Where will it all end? Which form factor, which device will dominate? Actually, this one's easy to answer as one form factor already has won. Ask anyone, from a ten year old child upwards, what electronic gadgets they're carrying and you'll always, repeat always, see a mobile phone in the list. In fact, for many people their mobile phone IS now their entire list. The word ubiquitous doesn't even do the mobile phone justice - everybody has one, and I mean everybody. In my own family tree, only those under 8 and over 60 don't carry around a mobile of some description.
So convergence is destined to centre around the mobile phone form factor. Which is bad news for media players, PDAs, digital cameras, watches and just about everything else we might carry around with us. As technology marches on and it becomes possible to cram more and more into a mobile, every other portable device is going to end up a niche product at best.
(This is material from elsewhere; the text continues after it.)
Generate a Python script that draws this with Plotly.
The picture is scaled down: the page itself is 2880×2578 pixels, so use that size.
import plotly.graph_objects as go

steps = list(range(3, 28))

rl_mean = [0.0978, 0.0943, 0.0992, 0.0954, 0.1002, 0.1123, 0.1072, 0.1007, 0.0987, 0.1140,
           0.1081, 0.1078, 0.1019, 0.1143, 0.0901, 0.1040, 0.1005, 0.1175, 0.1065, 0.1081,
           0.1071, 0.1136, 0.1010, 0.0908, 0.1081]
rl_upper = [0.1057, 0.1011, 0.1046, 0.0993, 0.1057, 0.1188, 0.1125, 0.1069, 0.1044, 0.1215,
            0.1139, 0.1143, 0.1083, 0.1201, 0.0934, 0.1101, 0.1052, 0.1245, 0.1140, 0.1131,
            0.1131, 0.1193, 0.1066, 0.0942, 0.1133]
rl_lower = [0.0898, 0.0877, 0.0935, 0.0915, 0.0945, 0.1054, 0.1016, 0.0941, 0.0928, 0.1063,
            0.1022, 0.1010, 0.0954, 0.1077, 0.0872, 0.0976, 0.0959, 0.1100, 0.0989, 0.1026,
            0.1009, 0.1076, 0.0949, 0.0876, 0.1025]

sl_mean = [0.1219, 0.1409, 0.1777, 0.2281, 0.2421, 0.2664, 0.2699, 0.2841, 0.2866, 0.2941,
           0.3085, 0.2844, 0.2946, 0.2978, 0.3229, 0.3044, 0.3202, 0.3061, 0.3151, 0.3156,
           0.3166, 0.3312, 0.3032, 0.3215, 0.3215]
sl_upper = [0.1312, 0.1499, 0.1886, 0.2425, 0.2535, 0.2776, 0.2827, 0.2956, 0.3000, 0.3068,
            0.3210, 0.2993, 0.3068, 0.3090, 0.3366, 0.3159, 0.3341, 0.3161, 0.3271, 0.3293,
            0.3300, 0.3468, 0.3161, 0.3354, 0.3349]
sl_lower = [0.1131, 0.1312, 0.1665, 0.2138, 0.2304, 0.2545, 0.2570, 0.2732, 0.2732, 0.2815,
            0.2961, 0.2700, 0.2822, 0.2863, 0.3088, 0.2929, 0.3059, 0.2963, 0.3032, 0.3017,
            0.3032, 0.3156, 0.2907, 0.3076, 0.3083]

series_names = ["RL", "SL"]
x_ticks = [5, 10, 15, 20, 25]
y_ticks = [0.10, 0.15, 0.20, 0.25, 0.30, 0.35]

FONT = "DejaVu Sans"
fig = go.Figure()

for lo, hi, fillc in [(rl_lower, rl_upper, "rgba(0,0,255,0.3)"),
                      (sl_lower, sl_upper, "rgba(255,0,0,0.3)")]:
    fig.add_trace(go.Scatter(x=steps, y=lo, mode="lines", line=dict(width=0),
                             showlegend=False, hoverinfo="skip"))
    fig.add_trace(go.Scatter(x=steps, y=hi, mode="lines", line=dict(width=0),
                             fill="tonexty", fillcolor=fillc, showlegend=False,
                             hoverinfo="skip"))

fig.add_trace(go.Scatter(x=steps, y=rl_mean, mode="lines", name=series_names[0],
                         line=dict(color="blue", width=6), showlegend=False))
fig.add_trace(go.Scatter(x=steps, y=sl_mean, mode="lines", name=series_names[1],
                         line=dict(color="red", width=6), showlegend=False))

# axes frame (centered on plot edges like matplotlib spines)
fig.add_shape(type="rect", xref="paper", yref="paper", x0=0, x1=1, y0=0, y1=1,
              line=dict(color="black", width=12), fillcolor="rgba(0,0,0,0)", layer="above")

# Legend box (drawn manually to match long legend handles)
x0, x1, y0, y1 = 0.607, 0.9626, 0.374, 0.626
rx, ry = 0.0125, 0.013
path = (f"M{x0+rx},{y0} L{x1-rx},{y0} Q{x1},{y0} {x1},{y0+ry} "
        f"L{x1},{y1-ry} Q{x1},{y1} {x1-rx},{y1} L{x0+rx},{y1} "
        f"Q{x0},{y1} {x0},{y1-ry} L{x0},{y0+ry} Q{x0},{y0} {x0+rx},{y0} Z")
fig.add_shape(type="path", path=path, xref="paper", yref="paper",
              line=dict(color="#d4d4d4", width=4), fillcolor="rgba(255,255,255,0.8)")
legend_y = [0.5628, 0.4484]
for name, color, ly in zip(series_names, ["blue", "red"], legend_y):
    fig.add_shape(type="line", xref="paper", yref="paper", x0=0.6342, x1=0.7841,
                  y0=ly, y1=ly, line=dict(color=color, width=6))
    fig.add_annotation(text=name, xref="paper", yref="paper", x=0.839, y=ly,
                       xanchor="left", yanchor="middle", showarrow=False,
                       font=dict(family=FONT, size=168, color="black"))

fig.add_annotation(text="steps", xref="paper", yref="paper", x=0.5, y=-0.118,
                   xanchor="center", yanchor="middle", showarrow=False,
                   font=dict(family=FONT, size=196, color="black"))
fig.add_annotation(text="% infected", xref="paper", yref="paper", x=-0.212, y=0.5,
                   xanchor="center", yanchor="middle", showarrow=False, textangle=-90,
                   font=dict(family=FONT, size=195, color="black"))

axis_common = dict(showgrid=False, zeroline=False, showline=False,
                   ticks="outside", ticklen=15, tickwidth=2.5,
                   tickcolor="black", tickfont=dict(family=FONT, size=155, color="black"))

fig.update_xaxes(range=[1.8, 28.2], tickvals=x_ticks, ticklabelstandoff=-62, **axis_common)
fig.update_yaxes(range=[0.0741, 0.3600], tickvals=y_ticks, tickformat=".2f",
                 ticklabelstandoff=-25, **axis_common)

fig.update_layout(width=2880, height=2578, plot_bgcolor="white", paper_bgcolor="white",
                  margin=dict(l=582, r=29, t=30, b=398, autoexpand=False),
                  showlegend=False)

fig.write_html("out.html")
Of course, there will always be a place for low-cost, low-functionality handsets, for technically illiterate people who only need a dozen contacts and the ability to receive phone calls. And at least half the market will consist of 'feature phones' doing some of the things described on this page but running a proprietary and inextensible operating system. Above these, and the area where all of us are most interested, is the province of the true, fully extensible, smartphone, currently characterised by Nokia's Series 60 devices, their 9300 and 9500 Communicators, the Sony Ericsson P800/P900/P910 and the Motorola A1000. All of these use Symbian OS, of course, but there's credible competition from Palm OS (the Treo 650) and Window Mobile (various XDA-type devices, plus the large range of keypad-driven 'Windows smartphones').
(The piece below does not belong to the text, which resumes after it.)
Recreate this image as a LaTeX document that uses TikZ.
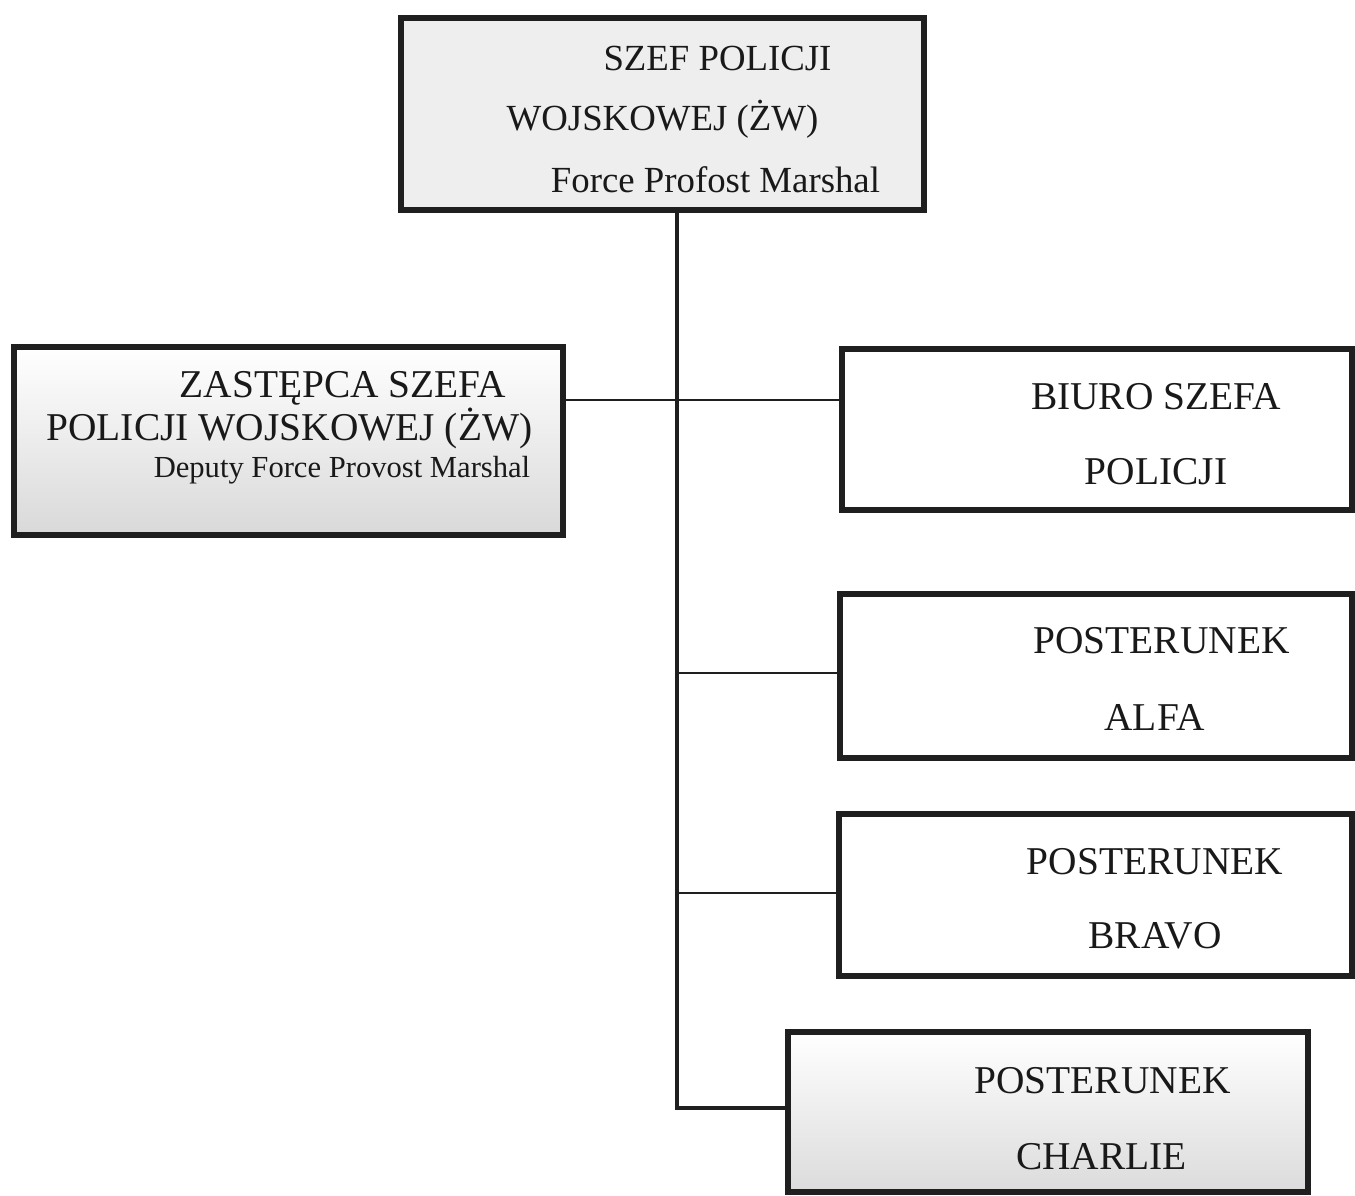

By mid 2006, flash memory cards will be regularly up to 4GB, with room on every smartphone for 50 CD's worth of stereo music, half a dozen movies and all manner of reference applications and games. All smartphones will have megapixel cameras, of course, some even competing with the top standalone digital cameras of today.
It's therefore fairly obvious that the digital camera market is going to shrink dramatically, as is that for standalone PDAs and for music/media players. When Symbian was formed back in the late 1990s, it was hard to see quite where the parties involved were going. In 2005 or 2006, Symbian looks to be on exactly the right track (more or less), with Microsoft (and Windows Mobile) trying to keep abreast of the cutting edge and with Palm not really getting anywhere apart from in its native America.
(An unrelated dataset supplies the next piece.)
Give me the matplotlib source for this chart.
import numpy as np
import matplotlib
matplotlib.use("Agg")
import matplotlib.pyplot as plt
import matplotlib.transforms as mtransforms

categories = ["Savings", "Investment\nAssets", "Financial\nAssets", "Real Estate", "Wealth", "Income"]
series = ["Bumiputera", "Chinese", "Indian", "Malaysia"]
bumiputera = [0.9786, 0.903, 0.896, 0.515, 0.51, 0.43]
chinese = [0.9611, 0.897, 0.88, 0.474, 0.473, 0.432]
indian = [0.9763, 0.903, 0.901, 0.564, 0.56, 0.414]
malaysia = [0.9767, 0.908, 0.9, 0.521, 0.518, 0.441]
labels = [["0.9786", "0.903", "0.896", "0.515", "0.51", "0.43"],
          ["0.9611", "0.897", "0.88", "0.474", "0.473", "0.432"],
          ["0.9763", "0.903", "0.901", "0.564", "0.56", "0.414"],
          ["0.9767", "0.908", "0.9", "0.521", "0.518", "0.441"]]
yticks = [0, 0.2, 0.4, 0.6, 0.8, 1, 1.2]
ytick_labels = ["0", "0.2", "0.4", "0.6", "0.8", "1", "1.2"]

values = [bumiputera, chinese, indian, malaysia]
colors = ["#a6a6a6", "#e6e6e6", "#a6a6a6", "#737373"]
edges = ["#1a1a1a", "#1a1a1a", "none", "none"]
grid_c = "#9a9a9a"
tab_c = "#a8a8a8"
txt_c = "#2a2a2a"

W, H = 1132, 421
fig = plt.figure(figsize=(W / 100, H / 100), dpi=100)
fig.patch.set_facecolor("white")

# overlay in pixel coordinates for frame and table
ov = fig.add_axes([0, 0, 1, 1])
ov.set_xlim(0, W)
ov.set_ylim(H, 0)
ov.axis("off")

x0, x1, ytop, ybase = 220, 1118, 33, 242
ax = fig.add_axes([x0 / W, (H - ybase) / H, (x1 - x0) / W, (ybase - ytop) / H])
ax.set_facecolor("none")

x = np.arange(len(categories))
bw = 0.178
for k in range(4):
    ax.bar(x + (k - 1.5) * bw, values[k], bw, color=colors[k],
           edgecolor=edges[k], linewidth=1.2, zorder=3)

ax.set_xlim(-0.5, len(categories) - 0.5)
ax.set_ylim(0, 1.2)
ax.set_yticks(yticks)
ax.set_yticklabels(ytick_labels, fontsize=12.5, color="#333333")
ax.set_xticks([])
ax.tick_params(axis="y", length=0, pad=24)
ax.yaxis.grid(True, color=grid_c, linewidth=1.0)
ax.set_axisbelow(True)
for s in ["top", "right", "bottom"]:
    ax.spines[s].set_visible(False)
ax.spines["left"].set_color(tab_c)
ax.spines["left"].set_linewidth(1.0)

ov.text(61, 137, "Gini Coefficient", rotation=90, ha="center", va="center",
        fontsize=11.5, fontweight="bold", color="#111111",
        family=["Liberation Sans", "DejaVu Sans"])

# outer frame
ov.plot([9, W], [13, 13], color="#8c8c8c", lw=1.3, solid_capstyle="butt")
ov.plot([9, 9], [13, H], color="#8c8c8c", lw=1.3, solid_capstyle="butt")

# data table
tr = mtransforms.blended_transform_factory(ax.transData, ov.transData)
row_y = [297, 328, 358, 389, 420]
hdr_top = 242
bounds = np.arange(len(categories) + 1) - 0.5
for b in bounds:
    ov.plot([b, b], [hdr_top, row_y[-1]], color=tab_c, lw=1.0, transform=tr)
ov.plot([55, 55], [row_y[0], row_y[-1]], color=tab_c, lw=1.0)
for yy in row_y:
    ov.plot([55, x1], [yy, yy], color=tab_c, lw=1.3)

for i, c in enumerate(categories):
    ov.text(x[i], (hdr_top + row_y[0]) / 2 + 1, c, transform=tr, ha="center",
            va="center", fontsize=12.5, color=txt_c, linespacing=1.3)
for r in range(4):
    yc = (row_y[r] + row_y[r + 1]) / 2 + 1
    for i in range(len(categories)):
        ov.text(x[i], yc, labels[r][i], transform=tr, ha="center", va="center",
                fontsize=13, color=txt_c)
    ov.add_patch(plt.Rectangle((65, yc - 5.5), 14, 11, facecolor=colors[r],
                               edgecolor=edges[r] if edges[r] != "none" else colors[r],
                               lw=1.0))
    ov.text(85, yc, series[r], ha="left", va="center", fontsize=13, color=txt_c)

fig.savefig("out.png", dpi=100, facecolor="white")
Each quarter, the Canalys summaries make interesting reading. Nokia's Series 60 smartphones already outsell every other manufacturer and platform's units put together. By quite a margin. Although this gap will close as others (Microsoft especially) pour money into their offerings, the overall smartphone sales figures will grow and grow.
It's true that many people who currently use a smartphone haven't much of a clue as to which Operating System it runs. They simply know that it's a 'smartphone' because it can play music, take great photos, sync their persnoal data to Outlook and run some games they downloaded from the Web. Maybe that's enough, maybe they don't actually need to know more.
But I'm betting that the word will get out and that people will start to expect even more. Having been trialling voice-guided satellite navigation on various smartphones over the last few months (TomTom Mobile 5, Route 66, Wayfinder), I'm convinced that this is one area where even the blinkered general public will start to grasp the advantages of a smartphone that you can extend, that you can load other 'killer' apps onto.
Today's cutting edge of technology is tomorrow's mainstream and uber-smartphones such as the new Nokia N-series are going to be the norm come mid-2006.